Il primo episodio del genere si è verificato nei giorni scorsi con l'inserimento nel Dl sviluppo di una decina di correzioni alla riforma del lavoro. E il bis ci sarà la settimana prossima. Il presidente del Senato, Renato Schifani, ha confermato quanto anticipato nei giorni scorsi su questo giornale: il decreto sulla spending review, che sarà in aula giovedì 26 per essere approvato (con fiducia) l'indomani, imbarcherà le dismissioni che otterranno oggi il via libera delle commissioni Bilancio e Finanze di Palazzo Madama. Con alcune novità di rilievo rispetto alla versione originaria: la fusione delle Agenzie fiscali da realizzare entro il 1° dicembre, l'estensione al Demanio delle misure di contenimento sulle risorse umane, l'attribuzione ai Comuni del 30% cash per gli immobili conferiti ai fondi.

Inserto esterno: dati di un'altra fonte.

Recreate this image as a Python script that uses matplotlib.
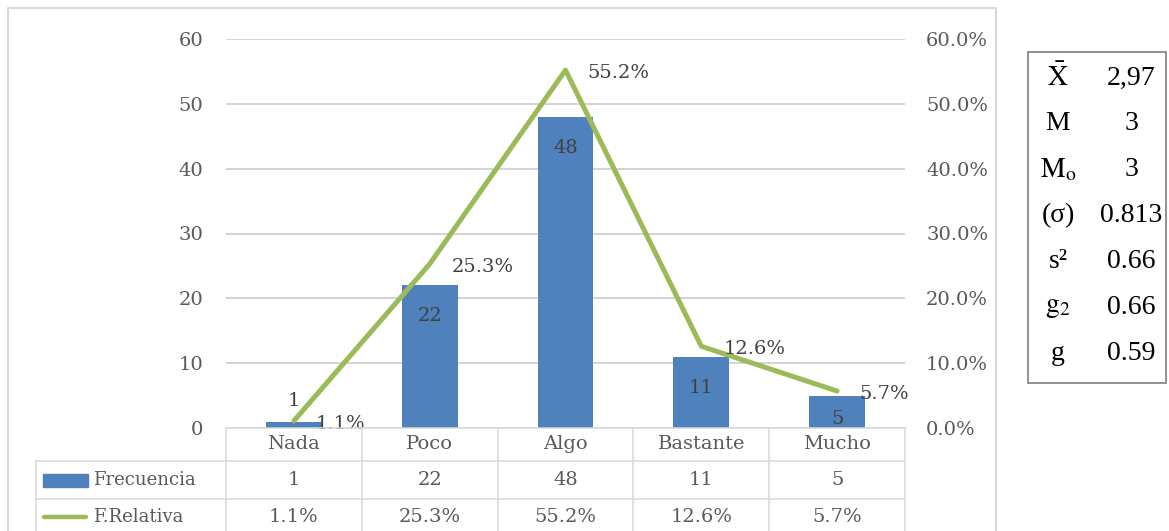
import matplotlib
matplotlib.use("Agg")
import matplotlib.pyplot as plt
from matplotlib.patches import Rectangle
from matplotlib.lines import Line2D
from matplotlib.transforms import blended_transform_factory

# data
categorias = ['Nada', 'Poco', 'Algo', 'Bastante', 'Mucho']
frecuencia = [1, 22, 48, 11, 5]
relativa = [1.1, 25.3, 55.2, 12.6, 5.7]  # en %
ticks_izq = [0, 10, 20, 30, 40, 50, 60]
ticks_der = [0.0, 0.1, 0.2, 0.3, 0.4, 0.5, 0.6]

stats_labels = [r'$\bar{\mathrm{X}}$', 'M', r'$\mathrm{M}_{\mathrm{o}}$', '(σ)', 's²',
                r'$\mathrm{g}_{2}$', 'g']
stats_values = ['2,97', '3', '3', '0.813', '0.66', '0.66', '0.59']

# colors
AZUL = '#4f81bd'
VERDE = '#9bbb59'
GRIS_TXT = '#595959'
GRIS_LIN = '#d9d9d9'

plt.rcParams['font.family'] = ['DejaVu Serif']
plt.rcParams['mathtext.fontset'] = 'stix'

W, H = 1169, 531


def fx(px):
    return px / W


def fy(py):
    return 1 - py / H


def pt(px):
    return px * 72 / 100


fig = plt.figure(figsize=(W / 100, H / 100), dpi=100)
ax = fig.add_axes([fx(226), fy(428), fx(905) - fx(226), fy(39) - fy(428)])
ax2 = ax.twinx()

x = list(range(len(categorias)))

# barras
ax.bar(x, frecuencia, width=0.41, color=AZUL, zorder=2)
ax.set_xlim(-0.5, len(categorias) - 0.5)
ax.set_ylim(0, 60)
ax.set_yticks(ticks_izq)
ax.set_xticks([])
ax.yaxis.grid(True, color='#c8c8c8', linewidth=1.1, zorder=0)
ax.set_axisbelow(True)
ax.tick_params(axis='y', length=0, pad=pt(23), labelsize=14, labelcolor=GRIS_TXT)
for s in ax.spines.values():
    s.set_visible(False)

for i, v in enumerate(frecuencia):
    if v < 3:
        ax.annotate(str(v), (i, v), xytext=(0, pt(12)), textcoords='offset points',
                    ha='center', va='bottom', fontsize=14, color='#404040')
    else:
        off = 22 if v >= 10 else 14
        ax.annotate(str(v), (i, v), xytext=(0, -pt(off)), textcoords='offset points',
                    ha='center', va='top', fontsize=14, color='#404040')

# linea
ax2.plot(x, [r / 100 for r in relativa], color=VERDE, linewidth=3.6,
         solid_capstyle='round', solid_joinstyle='round', zorder=3)
ax2.set_ylim(0, 0.6)
ax2.set_yticks(ticks_der)
ax2.set_yticklabels([f'{t * 100:.1f}%' for t in ticks_der])
ax2.tick_params(axis='y', length=0, pad=pt(21), labelsize=14, labelcolor=GRIS_TXT)
for s in ax2.spines.values():
    s.set_visible(False)

for i, r in enumerate(relativa):
    ax2.annotate(f'{r:.1f}%', (i, r / 100), xytext=(pt(22), -pt(3)), textcoords='offset points',
                 ha='left', va='center', fontsize=14, color='#404040')

# tabla de datos
trans = blended_transform_factory(ax.transData, fig.transFigure)
for b in [i - 0.5 for i in range(len(categorias) + 1)]:
    fig.add_artist(Line2D([b, b], [fy(428), fy(545)], transform=trans,
                          color=GRIS_LIN, linewidth=1.1))
for yy in [428, 461, 499]:
    x0 = 226 if yy == 428 else 36
    fig.add_artist(Line2D([fx(x0), fx(905)], [fy(yy), fy(yy)], color=GRIS_LIN, linewidth=1.1))
fig.add_artist(Line2D([fx(36), fx(36)], [fy(461), fy(545)], color=GRIS_LIN, linewidth=1.1))

for i, c in enumerate(categorias):
    fig.text(i, fy(444), c, transform=trans, ha='center', va='center',
             fontsize=14, color=GRIS_TXT)
    fig.text(i, fy(480), str(frecuencia[i]), transform=trans, ha='center', va='center',
             fontsize=14, color=GRIS_TXT)
    fig.text(i, fy(517), f'{relativa[i]:.1f}%', transform=trans, ha='center', va='center',
             fontsize=14, color=GRIS_TXT)

fig.add_artist(Rectangle((fx(43), fy(487)), fx(88) - fx(43), fy(474) - fy(487), color=AZUL))
fig.add_artist(Line2D([fx(44), fx(86)], [fy(517), fy(517)], color=VERDE, linewidth=3.2,
                      solid_capstyle='round'))
fig.text(fx(93), fy(480), 'Frecuencia', ha='left', va='center', fontsize=13, color=GRIS_TXT)
fig.text(fx(93), fy(517), 'F.Relativa', ha='left', va='center', fontsize=13, color=GRIS_TXT)

# borde del grafico
fig.add_artist(Line2D([fx(8), fx(8), fx(996), fx(996)], [fy(545), fy(8), fy(8), fy(545)],
                      color=GRIS_LIN, linewidth=1.5))

# cuadro de estadisticos
fig.add_artist(Rectangle((fx(1028), fy(383)), fx(1166) - fx(1028), fy(52) - fy(383),
                         fill=False, edgecolor='#7f7f7f', linewidth=1.2))
for k, (lab, val) in enumerate(zip(stats_labels, stats_values)):
    yy = 78 + 46 * k
    fig.text(fx(1058), fy(yy), lab, ha='center', va='center', fontsize=20,
             family='Liberation Serif', color='black')
    fig.text(fx(1131), fy(yy), val, ha='center', va='center', fontsize=20,
             family='Liberation Serif', color='black')

fig.savefig('out.png', dpi=100)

Le stesse commissioni potranno poi dedicarsi alla spending. Oggi alle 12 scade il termine per la presentazione degli emendamenti. E la lista di desiderata si annuncia lunga. Come lungo è l'elenco delle categorie che finora hanno protestato (Regioni, Province, Comuni, sindacati, farmacisti, avvocati, enti di ricerca) contro i sacrifici imposti dal provvedimento. Tra le modifiche in arrivo alcune serviranno a restringere la messa in liquidazione delle società in house, altre a rafforzare i poteri delle Regioni nell'accorpamento delle Province. Ma il gruppo Pd del Senato ha già annunciato che presenterà un pacchetto di proposte dedicate alla sanità, da un lato, per riorganizzare il taglio dei posti letto negli ospedali secondo parametri precisi e condivisi con i governatori entro settembre, e dall'altro, per contenere del 5% non tutta la spesa per beni e i servizi ma solo quella dei nuovi appalti. Novità in vista infine anche per la ricerca, un tema notoriamente sensibile anche agli occhi del capo dello Stato. Sperando che non si ripeta l'agosto caldo dell'anno scorso perché a quel punto dal cassetto dell'Economia potrebbe uscire un nuovo Dl. Diretto stavolta a tagliare le agevolazioni fiscali, i contributi ai partiti e gli incentivi alle imprese.